» Raw data:
"""

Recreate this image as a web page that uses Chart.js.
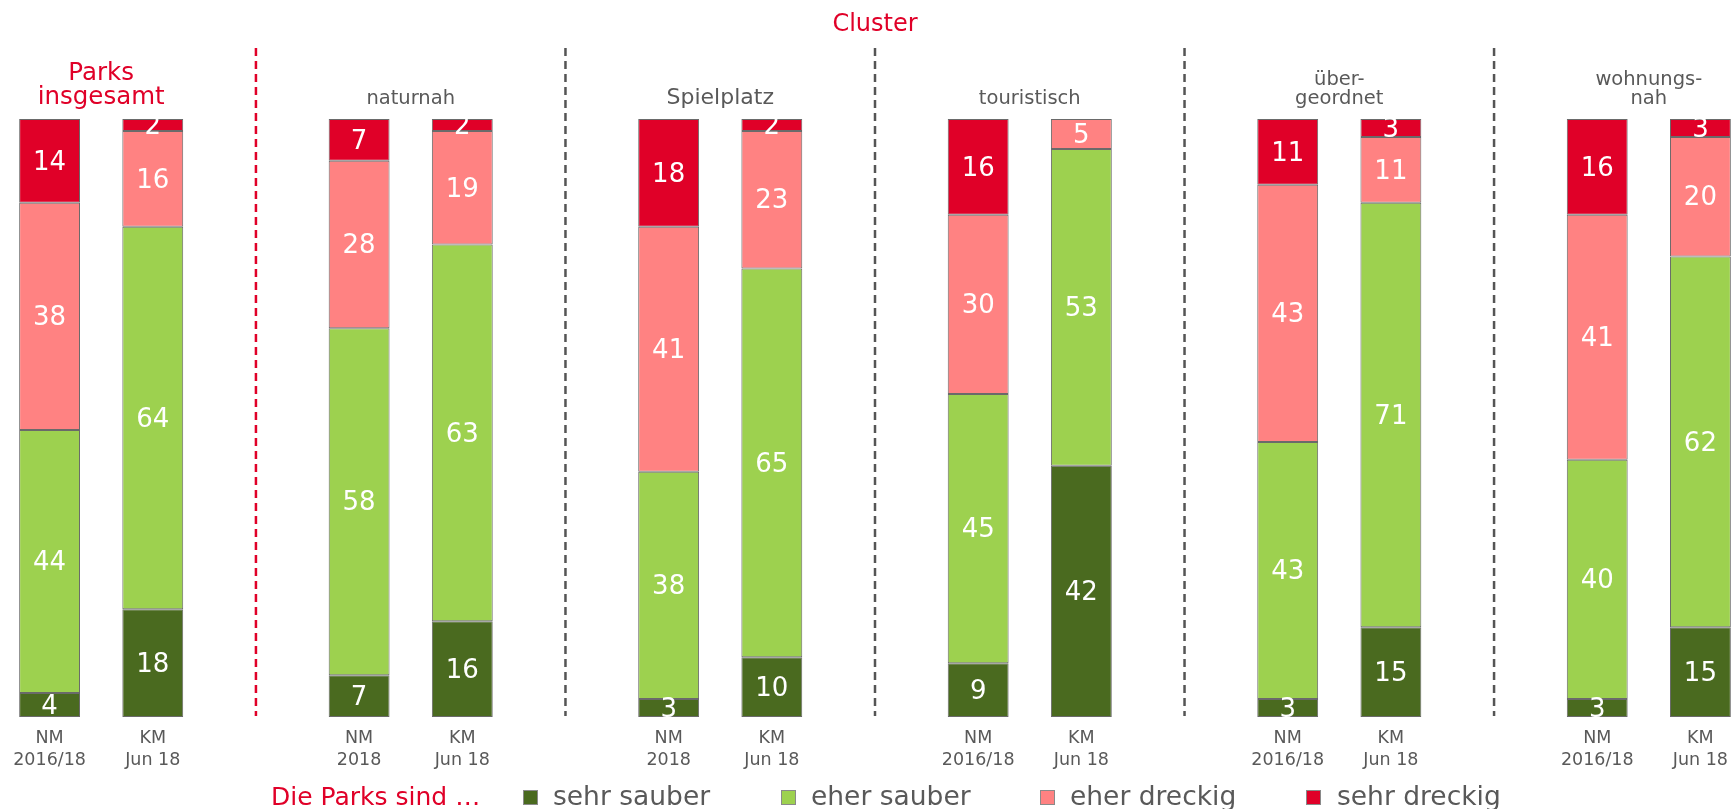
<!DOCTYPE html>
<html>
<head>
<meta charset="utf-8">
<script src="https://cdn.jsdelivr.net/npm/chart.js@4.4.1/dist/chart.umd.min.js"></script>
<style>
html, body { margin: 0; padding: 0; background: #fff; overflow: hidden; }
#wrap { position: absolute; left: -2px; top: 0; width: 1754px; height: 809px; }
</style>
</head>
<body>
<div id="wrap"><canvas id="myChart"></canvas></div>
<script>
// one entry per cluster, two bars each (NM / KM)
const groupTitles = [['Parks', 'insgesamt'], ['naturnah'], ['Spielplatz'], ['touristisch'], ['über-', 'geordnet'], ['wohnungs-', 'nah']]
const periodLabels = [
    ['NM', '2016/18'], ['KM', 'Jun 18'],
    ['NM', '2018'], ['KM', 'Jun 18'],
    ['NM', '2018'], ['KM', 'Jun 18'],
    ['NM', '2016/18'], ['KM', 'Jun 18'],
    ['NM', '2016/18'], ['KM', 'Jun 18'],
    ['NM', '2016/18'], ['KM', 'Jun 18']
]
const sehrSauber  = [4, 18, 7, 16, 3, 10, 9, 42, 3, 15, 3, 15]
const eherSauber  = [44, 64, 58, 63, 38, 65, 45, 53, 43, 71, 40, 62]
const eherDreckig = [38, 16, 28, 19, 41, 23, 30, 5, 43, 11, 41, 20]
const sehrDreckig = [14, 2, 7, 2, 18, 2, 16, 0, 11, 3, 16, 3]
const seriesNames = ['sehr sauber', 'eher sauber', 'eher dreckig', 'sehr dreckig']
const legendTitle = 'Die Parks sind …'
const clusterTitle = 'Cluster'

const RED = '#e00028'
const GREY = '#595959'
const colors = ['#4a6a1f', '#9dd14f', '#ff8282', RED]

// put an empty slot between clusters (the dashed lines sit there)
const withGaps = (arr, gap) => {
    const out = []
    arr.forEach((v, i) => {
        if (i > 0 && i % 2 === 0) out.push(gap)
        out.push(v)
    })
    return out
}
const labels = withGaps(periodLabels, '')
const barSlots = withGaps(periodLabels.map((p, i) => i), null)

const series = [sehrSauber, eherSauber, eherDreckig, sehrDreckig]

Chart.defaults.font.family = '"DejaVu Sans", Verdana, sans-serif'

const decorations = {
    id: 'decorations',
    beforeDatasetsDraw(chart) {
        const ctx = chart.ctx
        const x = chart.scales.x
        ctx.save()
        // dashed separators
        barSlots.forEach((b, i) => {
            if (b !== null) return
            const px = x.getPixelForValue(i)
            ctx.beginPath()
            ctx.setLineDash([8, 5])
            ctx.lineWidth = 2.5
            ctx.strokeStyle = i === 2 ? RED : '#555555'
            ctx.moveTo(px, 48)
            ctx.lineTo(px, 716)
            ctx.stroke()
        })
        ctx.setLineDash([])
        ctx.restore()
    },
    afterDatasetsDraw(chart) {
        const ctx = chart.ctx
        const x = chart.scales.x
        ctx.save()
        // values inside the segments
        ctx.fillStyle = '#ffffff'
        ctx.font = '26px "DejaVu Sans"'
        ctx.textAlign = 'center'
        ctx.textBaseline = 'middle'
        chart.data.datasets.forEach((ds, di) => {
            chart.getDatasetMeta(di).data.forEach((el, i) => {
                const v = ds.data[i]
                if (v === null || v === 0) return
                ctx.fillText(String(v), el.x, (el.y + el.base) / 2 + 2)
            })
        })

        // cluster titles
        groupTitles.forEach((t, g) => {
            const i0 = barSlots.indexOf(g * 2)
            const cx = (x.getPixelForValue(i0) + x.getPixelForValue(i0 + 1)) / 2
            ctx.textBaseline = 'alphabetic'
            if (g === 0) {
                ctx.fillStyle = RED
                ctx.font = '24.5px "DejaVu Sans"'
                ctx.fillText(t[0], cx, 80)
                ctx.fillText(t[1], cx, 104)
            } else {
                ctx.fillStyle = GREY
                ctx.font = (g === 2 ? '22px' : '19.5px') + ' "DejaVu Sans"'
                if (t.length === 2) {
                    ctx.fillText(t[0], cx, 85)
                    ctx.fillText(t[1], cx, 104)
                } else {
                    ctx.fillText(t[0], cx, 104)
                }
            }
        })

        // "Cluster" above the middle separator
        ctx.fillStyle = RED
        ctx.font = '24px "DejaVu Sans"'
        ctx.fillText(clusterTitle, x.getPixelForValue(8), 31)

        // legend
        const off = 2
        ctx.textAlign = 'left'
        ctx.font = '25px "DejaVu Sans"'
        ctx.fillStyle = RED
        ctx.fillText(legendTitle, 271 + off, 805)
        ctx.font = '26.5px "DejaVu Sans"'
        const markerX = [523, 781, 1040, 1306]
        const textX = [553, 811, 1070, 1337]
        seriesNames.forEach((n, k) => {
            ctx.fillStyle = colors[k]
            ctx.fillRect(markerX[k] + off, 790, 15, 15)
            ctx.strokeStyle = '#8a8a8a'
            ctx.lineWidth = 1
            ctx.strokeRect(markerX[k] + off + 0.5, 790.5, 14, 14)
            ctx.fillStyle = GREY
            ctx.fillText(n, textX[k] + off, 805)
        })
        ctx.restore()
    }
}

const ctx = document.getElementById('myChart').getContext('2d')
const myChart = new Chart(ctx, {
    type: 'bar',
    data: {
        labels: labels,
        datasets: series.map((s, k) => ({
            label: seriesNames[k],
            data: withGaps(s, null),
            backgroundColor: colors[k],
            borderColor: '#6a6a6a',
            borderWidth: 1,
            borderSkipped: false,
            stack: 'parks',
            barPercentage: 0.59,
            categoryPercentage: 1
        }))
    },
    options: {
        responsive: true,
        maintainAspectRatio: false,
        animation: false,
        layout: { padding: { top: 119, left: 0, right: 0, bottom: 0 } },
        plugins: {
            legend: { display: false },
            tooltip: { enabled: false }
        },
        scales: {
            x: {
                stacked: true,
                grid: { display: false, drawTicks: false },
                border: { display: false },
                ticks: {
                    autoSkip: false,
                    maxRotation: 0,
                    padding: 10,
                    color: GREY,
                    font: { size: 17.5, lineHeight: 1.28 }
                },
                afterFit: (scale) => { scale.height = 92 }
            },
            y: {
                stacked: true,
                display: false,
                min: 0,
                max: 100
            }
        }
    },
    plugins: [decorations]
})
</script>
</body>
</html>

"""

» Task details:
Everything from the first line of the listing above through the line that contains "const colors = ['#4a6a1f', '#9dd14f', '#ff8282', RED]" is to be restated word for word, minus the pictures.

» Written response:
Recreate this image as a web page that uses Chart.js.
<!DOCTYPE html>
<html>
<head>
<meta charset="utf-8">
<script src="https://cdn.jsdelivr.net/npm/chart.js@4.4.1/dist/chart.umd.min.js"></script>
<style>
html, body { margin: 0; padding: 0; background: #fff; overflow: hidden; }
#wrap { position: absolute; left: -2px; top: 0; width: 1754px; height: 809px; }
</style>
</head>
<body>
<div id="wrap"><canvas id="myChart"></canvas></div>
<script>
// one entry per cluster, two bars each (NM / KM)
const groupTitles = [['Parks', 'insgesamt'], ['naturnah'], ['Spielplatz'], ['touristisch'], ['über-', 'geordnet'], ['wohnungs-', 'nah']]
const periodLabels = [
    ['NM', '2016/18'], ['KM', 'Jun 18'],
    ['NM', '2018'], ['KM', 'Jun 18'],
    ['NM', '2018'], ['KM', 'Jun 18'],
    ['NM', '2016/18'], ['KM', 'Jun 18'],
    ['NM', '2016/18'], ['KM', 'Jun 18'],
    ['NM', '2016/18'], ['KM', 'Jun 18']
]
const sehrSauber  = [4, 18, 7, 16, 3, 10, 9, 42, 3, 15, 3, 15]
const eherSauber  = [44, 64, 58, 63, 38, 65, 45, 53, 43, 71, 40, 62]
const eherDreckig = [38, 16, 28, 19, 41, 23, 30, 5, 43, 11, 41, 20]
const sehrDreckig = [14, 2, 7, 2, 18, 2, 16, 0, 11, 3, 16, 3]
const seriesNames = ['sehr sauber', 'eher sauber', 'eher dreckig', 'sehr dreckig']
const legendTitle = 'Die Parks sind …'
const clusterTitle = 'Cluster'

const RED = '#e00028'
const GREY = '#595959'
const colors = ['#4a6a1f', '#9dd14f', '#ff8282', RED]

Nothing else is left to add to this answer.